Paolo continuò dicendo: “Tu sai pure molto bene quanti servizi mi abbia reso a Efeso” (2 Tm 1:18). Qui c’era un fratello che, sia che viaggiasse sia che fosse a casa, aveva la reputazione di provvedere ai bisogni dei santi. Dato il riferimento alla sua famiglia, non è difficile immaginare che i componenti familiari ministrassero insieme con il capofamiglia in modi assai pratici. Questa fu un altro ministero familiare che Dio usò nel suo insieme. Prima di concludere questa lettera a Timoteo, Paolo menziona ancora una volta la famiglia di Onesiforo, scrivendo: “Saluta Prisca e Aquila e la famiglia di Onesiforo” (2 Tm 4:19). È chiaro che quest’intera famiglia avesse un posto speciale nel cuore di Paolo.

Un ultimo ministero familiare che vorrei considerare è quello di Stefana. Paolo battezzò questa famiglia a Corinto (1 Cor 1:16). Essi furono i primi convertiti di Paolo (le primizie) nella provincia romana dell’Acaia, e li elogiò (1 Cor 16:15) come una famiglia “dedicata al servizio dei fratelli”. Poi continuò comandando qualcosa che non ho trovato da nessun’altra parte del Nuovo Testamento diede direttive ai santi corinzi (1 Cor 16:16) di sottomettersi a tali persone. Disse alla chiesa di lì di sottomettersi all’intera famiglia di Stefana, e contrariamente a qualche altro caso in cui i traduttori italiani hanno impiegato il termine sottomettersi, nel contesto delle relazioni ecclesiali, in questo caso è usata la parola greca hypotáss?, un termine militare che si riferisce alla subordinazione e all’ubbidienza.

APPLICAZIONE

È chiaramente più efficace mostrare a qualcuno qualcosa, anziché parlarne semplicemente. Il modello biblico è che i conduttori nel corpo di Cristo siano esempi del gregge anziché suoi dominatori (1 Pt 5:3). Una delle aree principali in cui gli anziani devono essere esempi è nel modo in cui gestiscono le loro famiglie. Per essere un esempio del genere, coloro a cui si ministra devono essere in grado di vedere la famiglia del conduttore in azione.
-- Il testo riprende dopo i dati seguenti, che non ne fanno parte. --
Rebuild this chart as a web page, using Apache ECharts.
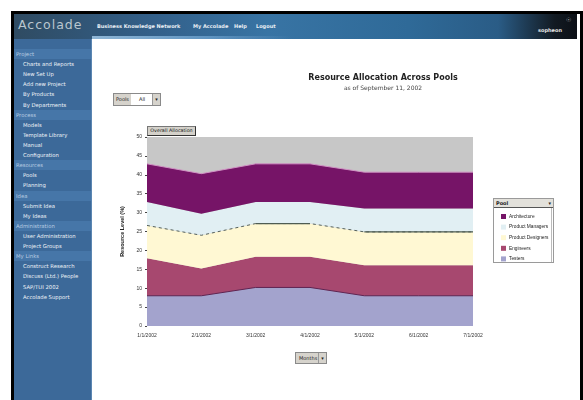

Io sfido il corpo di Cristo a cercare dal Signore la rivelazione relativa al Suo cuore per le famiglie, e a riconoscere la schiavitù che il nostro individualismo culturale c’impone. Esorto gli operai cristiani a fare delle famiglie il loro primo ministero — e dei propri figli i loro primi discepoli. Poi, quando ministriamo agli altri, dovremmo farlo, per quanto possibile, alla presenza della nostra famiglia.

Per molti anni, il Signore mi ha portato a evitare di viaggiare da solo. Di tanto in tanto, viaggia e ministra con me un altro fratello. Però io porto di solito mia moglie o uno dei miei figli. Quando un’opportunità ministeriale si può raggiungere in auto, spesso mi porto dietro tutta la famiglia. (Mentre sto scrivendo questo, sono con tutta la famiglia — moglie e sei figli — in un viaggio ministeriale di tre mesi in India). Ho constatato l’indefinibile, ma certo, impatto di avere almeno parte della mia famiglia con me in circostanze ministeriali. Quando le persone vedono il frutto del mio stile di vita messo in pratica davanti a loro, ciò dà più credibilità alle mie parole.

Il mio profondo desiderio è che la mia famiglia sia, come quella di Stefana, un piacere per il Signore Gesù in quanto ministero familiare esemplare e potente.